▶ Dataset extract
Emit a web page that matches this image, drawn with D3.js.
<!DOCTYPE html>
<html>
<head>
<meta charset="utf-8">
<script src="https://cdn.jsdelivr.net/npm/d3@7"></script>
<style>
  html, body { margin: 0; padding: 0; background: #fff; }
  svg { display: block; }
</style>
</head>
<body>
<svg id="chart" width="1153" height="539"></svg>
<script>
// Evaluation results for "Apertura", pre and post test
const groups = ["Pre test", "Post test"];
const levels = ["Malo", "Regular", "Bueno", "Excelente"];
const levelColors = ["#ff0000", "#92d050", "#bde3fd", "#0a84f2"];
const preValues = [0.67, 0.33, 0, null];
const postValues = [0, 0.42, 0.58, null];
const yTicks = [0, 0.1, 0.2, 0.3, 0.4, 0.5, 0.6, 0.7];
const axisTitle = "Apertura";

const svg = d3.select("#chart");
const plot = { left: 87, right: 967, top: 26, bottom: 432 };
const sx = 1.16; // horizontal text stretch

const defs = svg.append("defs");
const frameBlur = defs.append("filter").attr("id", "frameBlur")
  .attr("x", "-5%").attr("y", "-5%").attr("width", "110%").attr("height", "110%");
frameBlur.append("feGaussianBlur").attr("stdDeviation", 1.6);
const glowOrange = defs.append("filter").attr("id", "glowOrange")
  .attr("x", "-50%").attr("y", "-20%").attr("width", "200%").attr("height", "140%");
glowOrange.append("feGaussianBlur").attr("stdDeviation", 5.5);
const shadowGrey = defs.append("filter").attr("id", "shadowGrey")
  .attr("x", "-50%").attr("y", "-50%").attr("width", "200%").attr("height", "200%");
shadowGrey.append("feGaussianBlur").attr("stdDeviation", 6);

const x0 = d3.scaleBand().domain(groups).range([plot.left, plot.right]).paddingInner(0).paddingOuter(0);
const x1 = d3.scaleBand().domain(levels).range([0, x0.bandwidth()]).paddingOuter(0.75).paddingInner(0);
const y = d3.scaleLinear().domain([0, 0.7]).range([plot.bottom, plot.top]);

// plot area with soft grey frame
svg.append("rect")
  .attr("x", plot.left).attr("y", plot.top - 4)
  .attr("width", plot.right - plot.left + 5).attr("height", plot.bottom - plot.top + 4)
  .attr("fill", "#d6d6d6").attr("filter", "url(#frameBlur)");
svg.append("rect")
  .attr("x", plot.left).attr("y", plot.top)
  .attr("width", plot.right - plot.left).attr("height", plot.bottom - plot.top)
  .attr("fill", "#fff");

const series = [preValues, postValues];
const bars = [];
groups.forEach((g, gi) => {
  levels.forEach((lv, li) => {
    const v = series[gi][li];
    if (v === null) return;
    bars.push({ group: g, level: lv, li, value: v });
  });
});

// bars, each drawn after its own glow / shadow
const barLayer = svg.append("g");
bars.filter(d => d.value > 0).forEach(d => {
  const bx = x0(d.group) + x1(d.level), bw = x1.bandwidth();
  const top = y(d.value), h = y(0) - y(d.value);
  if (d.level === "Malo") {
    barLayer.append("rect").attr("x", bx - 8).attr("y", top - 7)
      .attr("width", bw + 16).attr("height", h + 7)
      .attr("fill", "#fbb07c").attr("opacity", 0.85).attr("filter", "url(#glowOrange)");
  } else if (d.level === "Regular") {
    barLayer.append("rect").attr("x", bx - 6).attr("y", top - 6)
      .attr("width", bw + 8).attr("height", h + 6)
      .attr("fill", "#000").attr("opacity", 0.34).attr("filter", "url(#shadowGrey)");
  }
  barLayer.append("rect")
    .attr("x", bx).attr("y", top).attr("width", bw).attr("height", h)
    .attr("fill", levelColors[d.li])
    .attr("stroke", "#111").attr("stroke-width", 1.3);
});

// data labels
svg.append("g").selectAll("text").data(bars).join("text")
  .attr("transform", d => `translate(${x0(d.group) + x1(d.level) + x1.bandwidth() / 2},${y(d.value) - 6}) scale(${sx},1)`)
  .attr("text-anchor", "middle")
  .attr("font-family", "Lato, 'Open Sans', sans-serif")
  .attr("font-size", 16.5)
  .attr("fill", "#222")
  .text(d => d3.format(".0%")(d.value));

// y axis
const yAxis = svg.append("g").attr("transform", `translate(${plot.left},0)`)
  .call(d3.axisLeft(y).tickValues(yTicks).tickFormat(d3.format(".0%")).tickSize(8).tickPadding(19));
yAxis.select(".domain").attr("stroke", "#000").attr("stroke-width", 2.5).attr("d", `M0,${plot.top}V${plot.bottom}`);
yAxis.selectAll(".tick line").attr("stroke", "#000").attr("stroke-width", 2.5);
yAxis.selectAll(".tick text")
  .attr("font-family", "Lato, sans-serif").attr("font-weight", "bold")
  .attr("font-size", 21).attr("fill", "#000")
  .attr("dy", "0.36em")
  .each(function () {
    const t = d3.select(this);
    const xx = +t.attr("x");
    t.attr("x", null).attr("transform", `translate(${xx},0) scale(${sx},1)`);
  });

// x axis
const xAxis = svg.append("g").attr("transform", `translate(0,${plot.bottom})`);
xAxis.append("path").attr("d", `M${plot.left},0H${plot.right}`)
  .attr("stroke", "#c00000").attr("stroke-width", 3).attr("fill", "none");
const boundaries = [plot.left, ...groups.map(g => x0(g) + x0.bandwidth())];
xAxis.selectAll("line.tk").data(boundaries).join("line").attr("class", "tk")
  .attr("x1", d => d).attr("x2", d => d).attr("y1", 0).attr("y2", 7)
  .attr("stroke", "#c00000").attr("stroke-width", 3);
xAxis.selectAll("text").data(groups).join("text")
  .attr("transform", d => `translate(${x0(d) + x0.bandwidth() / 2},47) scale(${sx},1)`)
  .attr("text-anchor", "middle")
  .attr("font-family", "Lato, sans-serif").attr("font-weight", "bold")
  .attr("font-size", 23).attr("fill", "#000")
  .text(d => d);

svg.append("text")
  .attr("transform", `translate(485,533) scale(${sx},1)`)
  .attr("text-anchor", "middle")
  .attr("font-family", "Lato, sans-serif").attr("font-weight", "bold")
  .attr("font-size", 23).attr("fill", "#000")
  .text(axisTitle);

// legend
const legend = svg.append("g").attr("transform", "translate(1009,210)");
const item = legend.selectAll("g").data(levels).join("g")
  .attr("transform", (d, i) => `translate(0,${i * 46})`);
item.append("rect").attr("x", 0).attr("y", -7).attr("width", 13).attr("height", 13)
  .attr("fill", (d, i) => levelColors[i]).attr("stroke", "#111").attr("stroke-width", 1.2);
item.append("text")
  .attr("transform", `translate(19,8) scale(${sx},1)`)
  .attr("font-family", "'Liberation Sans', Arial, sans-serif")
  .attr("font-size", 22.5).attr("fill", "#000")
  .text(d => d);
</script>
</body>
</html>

▶ Exercise requirements
Quote exactly the first line of the data and every line after it through the one holding "const sx = 1.16; // horizontal text stretch".

▶ Task response
Emit a web page that matches this image, drawn with D3.js.
<!DOCTYPE html>
<html>
<head>
<meta charset="utf-8">
<script src="https://cdn.jsdelivr.net/npm/d3@7"></script>
<style>
  html, body { margin: 0; padding: 0; background: #fff; }
  svg { display: block; }
</style>
</head>
<body>
<svg id="chart" width="1153" height="539"></svg>
<script>
// Evaluation results for "Apertura", pre and post test
const groups = ["Pre test", "Post test"];
const levels = ["Malo", "Regular", "Bueno", "Excelente"];
const levelColors = ["#ff0000", "#92d050", "#bde3fd", "#0a84f2"];
const preValues = [0.67, 0.33, 0, null];
const postValues = [0, 0.42, 0.58, null];
const yTicks = [0, 0.1, 0.2, 0.3, 0.4, 0.5, 0.6, 0.7];
const axisTitle = "Apertura";

const svg = d3.select("#chart");
const plot = { left: 87, right: 967, top: 26, bottom: 432 };
const sx = 1.16; // horizontal text stretch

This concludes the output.